You will see the basting stitches as well as the regular stitching line.

Bring the binding snugly to the back of the quilt. Pin. Sew binding to quilt,
using small hand stitches.

WRONG.
This binding is folded to the back much too loosely and will have a "baggy" look. When quilt show judges write "binding should be full" on a critique sheet, this is what they're talking about.

9. Joining the binding together, or "What do I do with the ends?"

When you've sewn the binding completely around the quilt, take the extra time to join the two ends together well. Instead of tucking one edge under the other, causing an unattractive bump, try this. My thanks to Georgia Bonesteel who shared this on her tv show many years ago.

Leave loose tails of binding (about 7") at the beginning and end so that you can manipulate the fabric in this step. Lay the quilt flat, smoothing out wrinkles. Open the binding and pin each end to the quilt until the strips meet. Fold the end of each strip back at a 45 degree angle, add seam allowance and trim. Double check to make sure the fit is good.

Unpin strips from quilt , place right sides together as shown below.
Stitch, using a 1/4" seam.


Iron (press) the stitched line to "set" the stitches.

Press seam open. Trim "bunny ears."

Once again, fold the bias binding. Pin edges to quilt and complete stitching the last few inches.
Click on the photo to see the seam line.

Last thoughts:

Do two things at once by adding a hanging sleeve when binding. Baste the top edge of the sleeve to the top of the quilt. It is machine stitched securely when the binding is added. Hand stitch the bottom of the sleeve to the quilt, making sure your stitches don't come through to the front.

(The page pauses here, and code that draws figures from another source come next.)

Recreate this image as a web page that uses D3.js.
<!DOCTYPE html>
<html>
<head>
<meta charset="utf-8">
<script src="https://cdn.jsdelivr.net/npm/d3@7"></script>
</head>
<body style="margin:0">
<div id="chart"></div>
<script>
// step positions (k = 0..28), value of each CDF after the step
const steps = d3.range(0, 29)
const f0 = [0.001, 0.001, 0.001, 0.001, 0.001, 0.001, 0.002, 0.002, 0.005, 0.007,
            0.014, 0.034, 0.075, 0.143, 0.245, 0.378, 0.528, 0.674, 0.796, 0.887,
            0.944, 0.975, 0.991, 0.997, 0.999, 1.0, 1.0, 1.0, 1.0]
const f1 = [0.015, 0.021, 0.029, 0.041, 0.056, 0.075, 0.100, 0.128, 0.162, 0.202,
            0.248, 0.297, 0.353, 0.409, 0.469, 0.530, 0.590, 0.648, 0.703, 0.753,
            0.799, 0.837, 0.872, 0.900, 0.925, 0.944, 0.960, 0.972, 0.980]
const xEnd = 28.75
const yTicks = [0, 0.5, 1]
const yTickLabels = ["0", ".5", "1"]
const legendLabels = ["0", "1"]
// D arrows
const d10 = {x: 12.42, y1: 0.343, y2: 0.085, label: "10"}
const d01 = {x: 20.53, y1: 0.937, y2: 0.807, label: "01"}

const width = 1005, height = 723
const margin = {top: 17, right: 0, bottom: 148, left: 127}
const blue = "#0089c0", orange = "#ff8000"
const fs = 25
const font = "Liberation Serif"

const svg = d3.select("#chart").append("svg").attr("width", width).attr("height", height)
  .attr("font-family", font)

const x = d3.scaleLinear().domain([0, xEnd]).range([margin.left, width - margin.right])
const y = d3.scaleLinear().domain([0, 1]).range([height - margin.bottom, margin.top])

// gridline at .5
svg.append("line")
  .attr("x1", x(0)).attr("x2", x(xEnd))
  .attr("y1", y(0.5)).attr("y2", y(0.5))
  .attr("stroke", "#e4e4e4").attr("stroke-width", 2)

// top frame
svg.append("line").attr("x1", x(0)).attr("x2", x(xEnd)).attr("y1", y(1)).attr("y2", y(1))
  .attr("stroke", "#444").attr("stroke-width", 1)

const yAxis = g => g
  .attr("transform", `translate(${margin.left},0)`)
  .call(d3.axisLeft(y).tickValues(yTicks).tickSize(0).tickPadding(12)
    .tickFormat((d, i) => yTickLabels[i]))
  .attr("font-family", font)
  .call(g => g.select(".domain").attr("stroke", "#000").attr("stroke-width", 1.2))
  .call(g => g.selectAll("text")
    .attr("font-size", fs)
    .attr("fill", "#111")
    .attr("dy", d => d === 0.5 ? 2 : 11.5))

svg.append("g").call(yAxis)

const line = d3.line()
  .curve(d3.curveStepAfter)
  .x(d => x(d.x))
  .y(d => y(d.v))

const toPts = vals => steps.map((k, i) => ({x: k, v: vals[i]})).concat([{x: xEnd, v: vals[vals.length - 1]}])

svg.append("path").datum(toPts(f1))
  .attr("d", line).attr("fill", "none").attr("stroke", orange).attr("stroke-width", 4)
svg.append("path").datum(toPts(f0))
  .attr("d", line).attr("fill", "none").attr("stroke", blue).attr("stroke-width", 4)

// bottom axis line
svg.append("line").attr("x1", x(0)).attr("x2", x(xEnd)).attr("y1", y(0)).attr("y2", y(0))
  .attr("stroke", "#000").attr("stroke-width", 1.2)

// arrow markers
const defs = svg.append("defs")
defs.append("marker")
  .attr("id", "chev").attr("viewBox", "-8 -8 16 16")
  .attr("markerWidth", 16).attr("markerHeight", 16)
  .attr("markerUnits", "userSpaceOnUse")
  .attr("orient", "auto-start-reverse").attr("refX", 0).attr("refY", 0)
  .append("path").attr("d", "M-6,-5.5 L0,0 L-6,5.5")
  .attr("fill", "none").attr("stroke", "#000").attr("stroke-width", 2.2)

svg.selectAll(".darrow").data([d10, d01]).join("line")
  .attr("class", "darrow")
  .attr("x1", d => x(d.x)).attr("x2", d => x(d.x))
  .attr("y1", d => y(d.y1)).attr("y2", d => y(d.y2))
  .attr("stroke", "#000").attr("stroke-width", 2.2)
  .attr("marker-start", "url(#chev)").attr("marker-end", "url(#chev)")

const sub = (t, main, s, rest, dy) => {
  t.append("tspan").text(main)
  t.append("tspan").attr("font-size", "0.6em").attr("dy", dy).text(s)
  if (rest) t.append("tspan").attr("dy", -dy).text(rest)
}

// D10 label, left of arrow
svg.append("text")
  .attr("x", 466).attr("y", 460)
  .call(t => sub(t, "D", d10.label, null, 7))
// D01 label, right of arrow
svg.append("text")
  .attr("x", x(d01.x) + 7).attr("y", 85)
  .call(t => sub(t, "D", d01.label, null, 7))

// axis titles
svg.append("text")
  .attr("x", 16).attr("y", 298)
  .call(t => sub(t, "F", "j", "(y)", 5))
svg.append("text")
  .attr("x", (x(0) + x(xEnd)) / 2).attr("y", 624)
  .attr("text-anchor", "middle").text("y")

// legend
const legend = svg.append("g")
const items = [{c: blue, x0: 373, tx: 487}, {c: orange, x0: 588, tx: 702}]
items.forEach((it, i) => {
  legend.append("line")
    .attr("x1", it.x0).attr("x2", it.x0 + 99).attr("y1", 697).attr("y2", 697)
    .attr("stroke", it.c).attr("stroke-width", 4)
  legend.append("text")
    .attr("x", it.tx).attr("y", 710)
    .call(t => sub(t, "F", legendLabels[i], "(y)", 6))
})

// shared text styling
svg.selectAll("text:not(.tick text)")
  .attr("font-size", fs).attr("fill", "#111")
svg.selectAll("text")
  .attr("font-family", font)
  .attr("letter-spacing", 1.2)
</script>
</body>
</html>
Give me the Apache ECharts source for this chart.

Sign and date your quilt! I recently saw a gorgeous antique quilt which had been in the same family since 1855. How did I know? It was signed and dated by its maker.

3 comments:

MODERATOR: Dena Crain said...

Thanks, Ellen, for this great tutorial on a classic technique. It's about time somebody published these methods, and you have certainly done a beautiful job of it. Well done! I hope lots of people visit your blog and see this for themselves.

Dena Crain

http://denacrain.com

corryna said...

Thank you so much. I really need to practice a good binding. This explanation will help.

MyNorth said...

Excellent tutorial. I never thought about using a walking foot to attach binding. Your description and photos are crystal clear so there will be no excuse not to get it right!
Thank you for this informative sewing lesson.